# Degree-One Polynomials

## Problem

The question that one of my teaching assistants posed was “What is the difference between lm(y ~ x) and lm(y ~ (poly,1)) for linear regression in R?” That is, it is quickly apparent that those commands produce different results, but for the same intention. Here I will try to explore the underlying difference.

Disclaimer: I know that the following discussion is incomplete. These are simply notes that I threw together overnight.

## Exposition

For a quick study, we can observe that the commands lm(y ~ x) and lm(y ~ (poly,1)) produce different results:

# 50 ordered pairs of random numbers
x <- runif(50)
y <- runif(50, -3, 3)

# first linear model
lm1 <- lm(y ~ x)

# second linear model
lm2 <- lm(y ~ poly(x, 1))

# found coefficients
lm1
##
## Call:
## lm(formula = y ~ x)
##
## Coefficients:
## (Intercept)            x
##    -0.03135     -0.37976
lm2
##
## Call:
## lm(formula = y ~ poly(x, 1))
##
## Coefficients:
## (Intercept)   poly(x, 1)
##     -0.2030      -0.7187
# plot
plot(x,y, main = "quick scatterplot and linear regression")
points(mean(x), mean(y), col = "purple", pch = 8)
abline(lm1, col = "red", lwd = 3)
abline(lm2, col = "blue", lwd = 3)
legend(0.5, 2,
c("lm(y ~ x)", "lm(y ~ poly(x, 1))"),
col = c("red", "blue"),
lwd = c(3,3))

We observe that lm(y ~ x) goes though the sample means $(\bar{x}, \bar{y})$, while lm(y ~ (poly,1)) does not. Oddly enough, if we apply a metric such as the coefficient of determination ($R^{2}$), then the model metrics are the same!

summary(lm1)$adj.r.squared ## [1] -0.01688544 summary(lm2)$adj.r.squared
## [1] -0.01688544

## Orthogonal Polynomials

Some searches on the web point toward how the poly command uses othogonal polynomials by default. That is, modeling with $\hat{y} = a + bx + cx^{2} + ...$ is easy to interpret, higher degree terms will not add much to the predictive ability for our regression models (e.g. $x^7$ and $x^8$ are “too close” within some interval). Side note: with the ${1, x, x^{2}, ...}$ basis, we learn that the Vandermonde matrix for this basis has a high condition number and calculations with this route are ill-conditioned.

## Coefficients of Orthogonal Polynomials

There has been a lot of discussion about how poly works and its internal and recursive algorithm to produce a set of orthogonal polynomials over an interval of values. Here I hope to produce a simple example where we can follow the numbers.

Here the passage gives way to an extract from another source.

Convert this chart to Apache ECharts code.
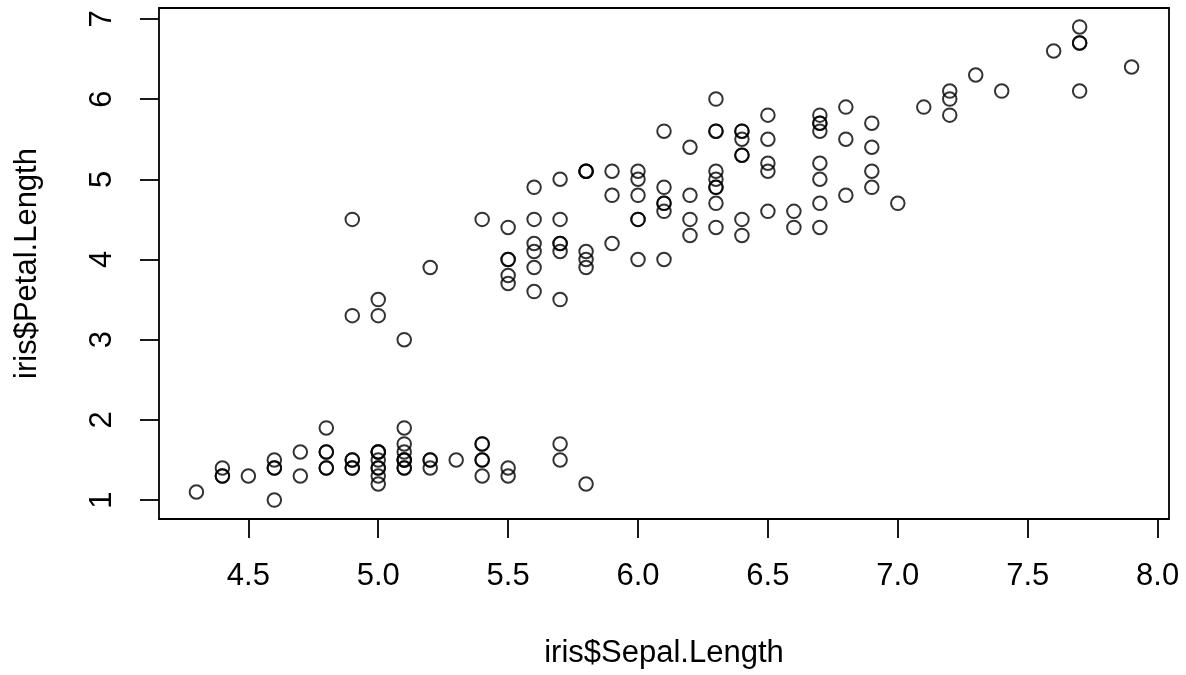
<!DOCTYPE html>
<html>
<head>
<meta charset="utf-8">
<script src="https://cdn.jsdelivr.net/npm/echarts@6/dist/echarts.min.js"></script>
<style>html,body{margin:0;padding:0;background:#fff;}#c{width:1186px;height:675px;}</style>
</head>
<body>
<div id="c"></div>
<script>
// iris$Sepal.Length (x) and iris$Petal.Length (y), 150 observations
const sepalLength = [
5.1,4.9,4.7,4.6,5.0,5.4,4.6,5.0,4.4,4.9,5.4,4.8,4.8,4.3,5.8,5.7,5.4,5.1,5.7,5.1,5.4,5.1,4.6,5.1,4.8,5.0,5.0,5.2,5.2,4.7,4.8,5.4,5.2,5.5,4.9,5.0,5.5,4.9,4.4,5.1,5.0,4.5,4.4,5.0,5.1,4.8,5.1,4.6,5.3,5.0,
7.0,6.4,6.9,5.5,6.5,5.7,6.3,4.9,6.6,5.2,5.0,5.9,6.0,6.1,5.6,6.7,5.6,5.8,6.2,5.6,5.9,6.1,6.3,6.1,6.4,6.6,6.8,6.7,6.0,5.7,5.5,5.5,5.8,6.0,5.4,6.0,6.7,6.3,5.6,5.5,5.5,6.1,5.8,5.0,5.6,5.7,5.7,6.2,5.1,5.7,
6.3,5.8,7.1,6.3,6.5,7.6,4.9,7.3,6.7,7.2,6.5,6.4,6.8,5.7,5.8,6.4,6.5,7.7,7.7,6.0,6.9,5.6,7.7,6.3,6.7,7.2,6.2,6.1,6.4,7.2,7.4,7.9,6.4,6.3,6.1,7.7,6.3,6.4,6.0,6.9,6.7,6.9,5.8,6.8,6.7,6.7,6.3,6.5,6.2,5.9
];
const petalLength = [
1.4,1.4,1.3,1.5,1.4,1.7,1.4,1.5,1.4,1.5,1.5,1.6,1.4,1.1,1.2,1.5,1.3,1.4,1.7,1.5,1.7,1.5,1.0,1.7,1.9,1.6,1.6,1.5,1.4,1.6,1.6,1.5,1.5,1.4,1.5,1.2,1.3,1.4,1.3,1.5,1.3,1.3,1.3,1.6,1.9,1.4,1.6,1.4,1.5,1.4,
4.7,4.5,4.9,4.0,4.6,4.5,4.7,3.3,4.6,3.9,3.5,4.2,4.0,4.7,3.6,4.4,4.5,4.1,4.5,3.9,4.8,4.0,4.9,4.7,4.3,4.4,4.8,5.0,4.5,3.5,3.8,3.7,3.9,5.1,4.5,4.5,4.7,4.4,4.1,4.0,4.4,4.6,4.0,3.3,4.2,4.2,4.2,4.3,3.0,4.1,
6.0,5.1,5.9,5.6,5.8,6.6,4.5,6.3,5.8,6.1,5.1,5.3,5.5,5.0,5.1,5.3,5.5,6.7,6.9,5.0,5.7,4.9,6.7,4.9,5.7,6.0,4.8,4.9,5.6,5.8,6.1,6.4,5.6,5.1,5.6,6.1,5.6,5.5,4.8,5.4,5.6,5.1,5.1,5.9,5.7,5.2,5.0,5.2,5.4,5.1
];
const xTicks = [4.5,5.0,5.5,6.0,6.5,7.0,7.5,8.0];
const yTicks = [1,2,3,4,5,6,7];
const xTitle = 'iris$Sepal.Length';
const yTitle = 'iris$Petal.Length';

const points = sepalLength.map((v, i) => [v, petalLength[i]]);
const FONT = '"Liberation Sans", Arial, Helvetica, sans-serif';

const chart = echarts.init(document.getElementById('c'), null, {renderer: 'canvas'});
chart.setOption({
  animation: false,
  backgroundColor: '#ffffff',
  grid: {
    left: 159, right: 17, top: 8, bottom: 156,
    show: true, borderColor: '#000', borderWidth: 1.8, backgroundColor: 'transparent'
  },
  xAxis: {
    type: 'value',
    min: 4.156, max: 8.044,
    name: xTitle,
    nameLocation: 'middle',
    nameGap: 119,
    nameTextStyle: {color: '#000', fontSize: 31, fontFamily: FONT},
    axisLine: {show: false},
    axisTick: {show: true, inside: false, length: 19, customValues: xTicks, lineStyle: {color: '#000', width: 1.8}},
    axisLabel: {show: true, customValues: xTicks, margin: 42, color: '#000', fontSize: 31, fontFamily: FONT,
      formatter: v => Number(v).toFixed(1)},
    splitLine: {show: false}
  },
  yAxis: {
    type: 'value',
    min: 0.764, max: 7.136,
    name: yTitle,
    nameLocation: 'middle',
    nameRotate: 90,
    nameGap: 116,
    nameTextStyle: {color: '#000', fontSize: 31, fontFamily: FONT},
    axisLine: {show: false},
    axisTick: {show: true, inside: false, length: 19, customValues: yTicks, lineStyle: {color: '#000', width: 1.8}},
    axisLabel: {show: true, customValues: yTicks, margin: 41, rotate: 90, color: '#000', fontSize: 31, fontFamily: FONT,
      formatter: v => String(Math.round(v))},
    splitLine: {show: false}
  },
  series: [{
    type: 'scatter',
    data: points,
    symbol: 'circle',
    symbolSize: 13.5,
    itemStyle: {color: 'rgba(0,0,0,0)', borderColor: '#000', borderWidth: 2},
    emphasis: {disabled: true},
    silent: true
  }]
});
</script>
</body>
</html>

x <- 1:5       # mean is 3
y <- 15*x + 18 # line of slope 15 and y-intercept 18

Using the lm command quickly recovers the slope and intercept

lm_raw <- lm(y ~ x)
lm_raw
##
## Call:
## lm(formula = y ~ x)
##
## Coefficients:
## (Intercept)            x
##          18           15

However, the route with orthogonal polynomials yields different coefficients.

lm_orth <- lm(y ~ poly(x,1))
lm_orth
##
## Call:
## lm(formula = y ~ poly(x, 1))
##
## Coefficients:
## (Intercept)   poly(x, 1)
##       63.00        47.43

We can extract the coefficents from the orthogonal polynomial route, along with some normalization factors.

a <- attributes(poly(x,1))$coefs$alpha
a
## [1] 3
n <- attributes(poly(x,1))$coefs$norm2
n
## [1]  1  5 10

## Building Orthogonal Polynomials

There are several ways to build orthogonal polynomials, and here I will try out the Gram-Schmidt process. For the base case, $p_{0} := 1$ The degree-one term is $p_{1}(x) = x - \frac{<x, p_{0}>}{<p_{0}, p_{0}>} = x - \frac{\int_{1}^{5} \! x \, dx}{\int_{1}^{5} \, dx} = x - 3$

Note that $p_{1}(x) = x - 3$ is centered at the mean $\bar{x} = 3$.

Combining the coefficients found from lm(y ~ poly(x,1)) and a normalization factor from above, we get

$\hat{y} = 63 + 47.43 \cdot \frac{x - 3}{\sqrt{10}}$

which is indeed $\hat{y} = 18 + 15x$ when simplified (up to rounding error, too much hand-waving, and a missing number).